Yeah I was 10 years old and a Yankee fan so I actually was rooting for the Cardinals. I didn't realize Steve Carlton was pitching he wasn't that well known then.
BTW I was responding to comments on the Brooklyn Dodgers video Ghosts of Flatbush. I reminded all the ones who lamented the loss of the Dodgers to watch this video and reminded them this would never have happened had the Dodgers not left. Redemption for NY National league fans.
I’m paraphrasing here but Lindsay says “at 9:07 Mets won the championship”. Games didn’t start until 8pm Back then. This couldn’t have been a 1 hour game. What am I missing?
It was the final home game and an early 7:05 start for fan appreciation night. Games were played at a much brisker pace then. 2 hours now under 3 hours is considered quick.
At 6:52 one Herbert Walker jr, part-owner.
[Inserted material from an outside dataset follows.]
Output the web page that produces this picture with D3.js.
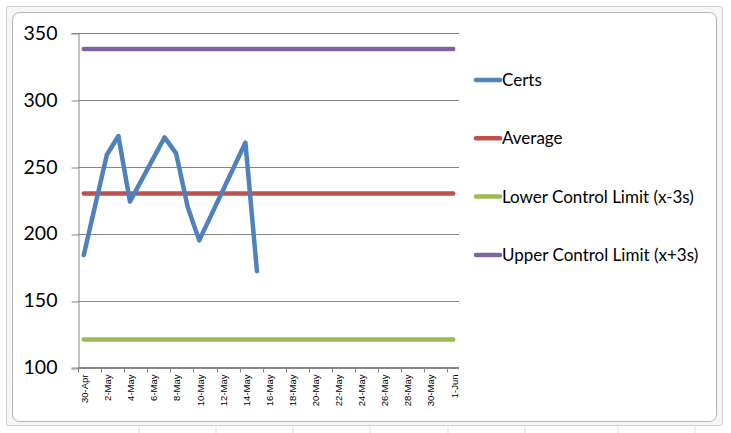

Note the name. Yes, as in George Herbert Walker Bush, #41 George Walker Bush. #43. George Walker Bush wasn't the first one in the family to have ownership of an MLB team.
+dw438 I didn't know that. That kind of puts a damper on this, since I consider almost every member of that family worthy of death by decapitation. The family name simply leaves a bad taste in my mouth. That they are associated with something as positive and inspiring as the 69 Mets is the only blight on that otherwise joyous occurrence.
Those New York Mets fans would throw bottles, batteries, anything they could get their hands on at visiting players. They were nothing but wild animals without conscience or class. They knew nothing about baseball either. I was especially glad to watch Pete Rose kick Bud Harrelson's ass at second base in the '73 NLCS then promptly hit a game winning home run off Harry Parker in game 4. Yankee fans had a little more class, but not much. CINCINNATI REDS '75 '76 WORLD CHAMPS.. team of the '70s
@tishhead Harrelson deserved it! Rose also blackened Wayne Garrett's eye for kicking him in the back during that same fight... If not for Bench restraining Rose, the whole Met's infield would have wound up on the disabled list.